**To be done:** Find each line with the word "this" in it, then give the total alone.

**Data entries:**
........
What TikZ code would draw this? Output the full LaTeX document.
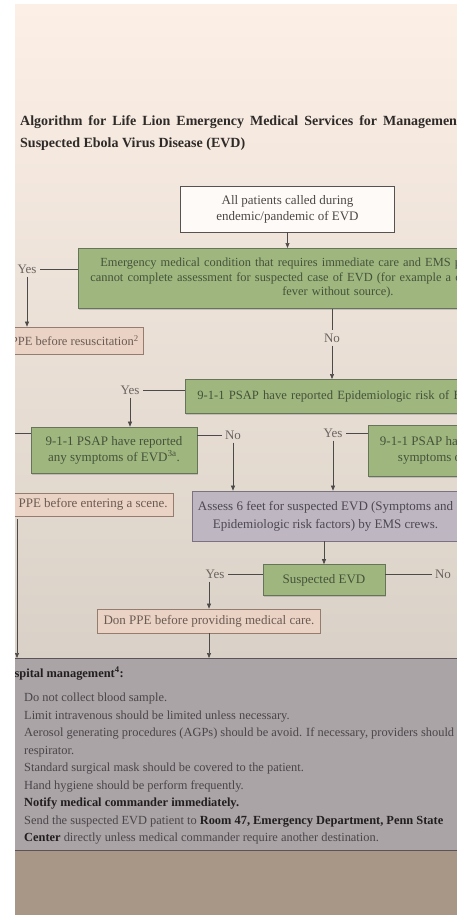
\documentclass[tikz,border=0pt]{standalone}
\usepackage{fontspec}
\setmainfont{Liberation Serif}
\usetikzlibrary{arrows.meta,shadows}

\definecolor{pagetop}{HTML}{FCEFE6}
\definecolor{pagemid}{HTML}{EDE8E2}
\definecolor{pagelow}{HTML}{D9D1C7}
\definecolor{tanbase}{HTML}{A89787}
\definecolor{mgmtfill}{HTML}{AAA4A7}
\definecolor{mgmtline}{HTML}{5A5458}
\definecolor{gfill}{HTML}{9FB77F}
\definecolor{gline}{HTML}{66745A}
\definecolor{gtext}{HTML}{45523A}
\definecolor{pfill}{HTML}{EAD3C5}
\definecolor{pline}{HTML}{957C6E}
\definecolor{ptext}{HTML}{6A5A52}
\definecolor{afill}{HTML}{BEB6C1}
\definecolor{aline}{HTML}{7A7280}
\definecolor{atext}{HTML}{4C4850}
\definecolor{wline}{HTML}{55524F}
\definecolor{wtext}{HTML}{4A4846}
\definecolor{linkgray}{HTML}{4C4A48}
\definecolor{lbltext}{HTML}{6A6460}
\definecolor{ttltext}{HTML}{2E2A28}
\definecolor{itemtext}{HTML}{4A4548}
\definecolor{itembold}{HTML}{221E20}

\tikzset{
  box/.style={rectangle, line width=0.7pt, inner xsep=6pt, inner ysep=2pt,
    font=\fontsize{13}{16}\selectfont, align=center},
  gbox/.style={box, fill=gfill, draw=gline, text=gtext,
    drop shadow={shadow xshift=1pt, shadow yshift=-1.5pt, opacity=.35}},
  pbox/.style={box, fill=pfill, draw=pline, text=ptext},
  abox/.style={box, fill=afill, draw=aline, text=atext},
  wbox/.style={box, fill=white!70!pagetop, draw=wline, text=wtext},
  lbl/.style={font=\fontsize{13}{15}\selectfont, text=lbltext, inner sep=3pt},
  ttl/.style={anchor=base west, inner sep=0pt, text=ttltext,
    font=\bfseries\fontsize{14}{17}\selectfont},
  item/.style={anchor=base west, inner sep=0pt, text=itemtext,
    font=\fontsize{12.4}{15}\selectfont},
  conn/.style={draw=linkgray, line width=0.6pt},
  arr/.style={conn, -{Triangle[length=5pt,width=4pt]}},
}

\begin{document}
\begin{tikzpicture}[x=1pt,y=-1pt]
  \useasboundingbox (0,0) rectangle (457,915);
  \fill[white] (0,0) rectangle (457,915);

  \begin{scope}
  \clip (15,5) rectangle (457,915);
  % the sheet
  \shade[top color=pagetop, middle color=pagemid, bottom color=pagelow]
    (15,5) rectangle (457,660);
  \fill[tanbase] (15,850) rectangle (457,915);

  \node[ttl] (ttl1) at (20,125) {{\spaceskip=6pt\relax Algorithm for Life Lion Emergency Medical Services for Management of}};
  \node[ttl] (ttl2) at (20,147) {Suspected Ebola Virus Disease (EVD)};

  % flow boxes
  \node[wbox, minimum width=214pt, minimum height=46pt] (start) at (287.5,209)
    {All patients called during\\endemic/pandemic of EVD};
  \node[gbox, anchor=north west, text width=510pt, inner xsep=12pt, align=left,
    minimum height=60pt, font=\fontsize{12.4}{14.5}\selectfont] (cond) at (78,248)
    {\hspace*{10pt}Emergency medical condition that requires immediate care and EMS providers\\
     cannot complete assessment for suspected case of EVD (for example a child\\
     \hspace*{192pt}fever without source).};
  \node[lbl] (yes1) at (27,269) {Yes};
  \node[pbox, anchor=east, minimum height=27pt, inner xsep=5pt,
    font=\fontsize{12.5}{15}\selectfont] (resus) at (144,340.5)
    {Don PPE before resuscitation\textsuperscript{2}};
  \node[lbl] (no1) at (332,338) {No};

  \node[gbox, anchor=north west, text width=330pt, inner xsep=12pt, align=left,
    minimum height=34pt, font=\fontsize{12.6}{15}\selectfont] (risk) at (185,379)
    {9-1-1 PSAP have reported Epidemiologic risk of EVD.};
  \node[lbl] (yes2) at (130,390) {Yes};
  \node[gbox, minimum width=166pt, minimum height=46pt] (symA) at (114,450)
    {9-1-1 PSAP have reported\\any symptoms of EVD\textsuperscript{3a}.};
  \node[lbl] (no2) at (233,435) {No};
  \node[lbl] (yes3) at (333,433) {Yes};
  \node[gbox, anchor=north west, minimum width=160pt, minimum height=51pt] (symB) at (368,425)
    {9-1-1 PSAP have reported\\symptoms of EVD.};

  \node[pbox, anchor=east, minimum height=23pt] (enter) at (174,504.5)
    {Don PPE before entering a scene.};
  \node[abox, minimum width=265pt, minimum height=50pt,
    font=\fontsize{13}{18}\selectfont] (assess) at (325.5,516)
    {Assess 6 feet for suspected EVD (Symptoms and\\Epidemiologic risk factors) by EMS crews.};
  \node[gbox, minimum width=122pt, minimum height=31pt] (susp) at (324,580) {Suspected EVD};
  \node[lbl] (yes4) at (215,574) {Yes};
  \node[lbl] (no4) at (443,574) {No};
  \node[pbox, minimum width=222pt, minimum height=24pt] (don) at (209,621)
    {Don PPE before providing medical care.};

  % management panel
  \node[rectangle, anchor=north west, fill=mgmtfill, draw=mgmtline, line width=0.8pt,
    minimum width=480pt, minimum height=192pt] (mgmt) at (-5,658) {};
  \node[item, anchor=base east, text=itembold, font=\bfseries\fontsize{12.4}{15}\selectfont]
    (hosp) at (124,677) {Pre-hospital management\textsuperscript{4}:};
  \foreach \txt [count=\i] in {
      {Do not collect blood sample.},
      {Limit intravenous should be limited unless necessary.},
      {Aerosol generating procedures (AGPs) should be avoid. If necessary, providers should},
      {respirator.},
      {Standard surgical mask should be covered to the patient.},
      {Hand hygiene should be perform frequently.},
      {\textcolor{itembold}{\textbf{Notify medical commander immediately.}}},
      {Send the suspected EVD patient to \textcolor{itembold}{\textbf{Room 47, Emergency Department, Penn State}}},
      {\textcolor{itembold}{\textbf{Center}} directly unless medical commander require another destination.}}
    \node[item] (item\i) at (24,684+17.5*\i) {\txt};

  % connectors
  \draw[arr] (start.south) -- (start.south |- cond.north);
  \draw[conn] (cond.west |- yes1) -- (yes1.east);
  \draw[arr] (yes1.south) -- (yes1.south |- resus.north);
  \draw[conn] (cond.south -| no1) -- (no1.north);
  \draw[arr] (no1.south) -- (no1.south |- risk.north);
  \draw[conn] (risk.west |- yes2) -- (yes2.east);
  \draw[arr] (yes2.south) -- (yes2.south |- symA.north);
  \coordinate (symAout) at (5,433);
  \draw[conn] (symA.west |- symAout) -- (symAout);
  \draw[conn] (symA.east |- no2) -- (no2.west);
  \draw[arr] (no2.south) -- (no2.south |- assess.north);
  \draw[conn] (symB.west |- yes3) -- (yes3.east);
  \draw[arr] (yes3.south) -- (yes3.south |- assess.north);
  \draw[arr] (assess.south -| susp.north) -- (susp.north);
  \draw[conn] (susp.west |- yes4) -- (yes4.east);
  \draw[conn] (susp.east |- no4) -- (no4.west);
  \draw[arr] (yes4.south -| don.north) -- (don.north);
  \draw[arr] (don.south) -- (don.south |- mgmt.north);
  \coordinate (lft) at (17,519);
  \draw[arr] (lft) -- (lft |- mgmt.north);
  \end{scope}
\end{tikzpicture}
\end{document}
........
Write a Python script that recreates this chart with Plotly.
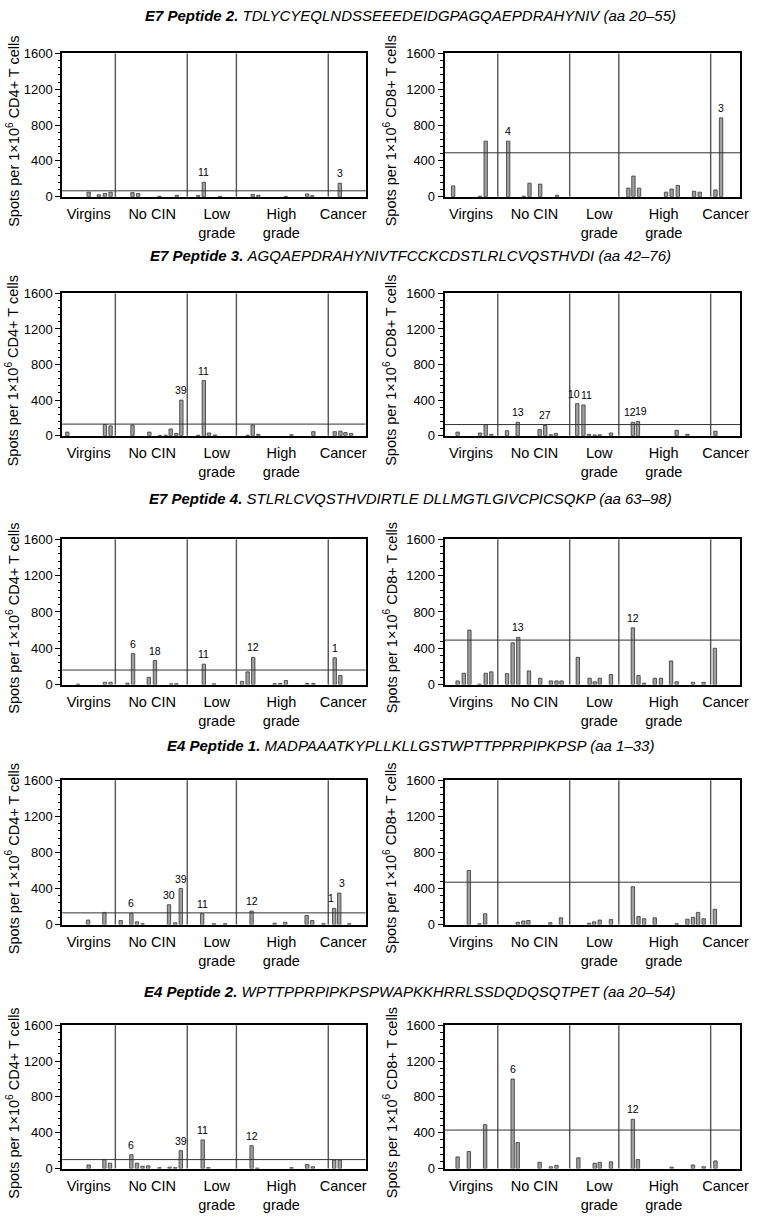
........
**The response:** 2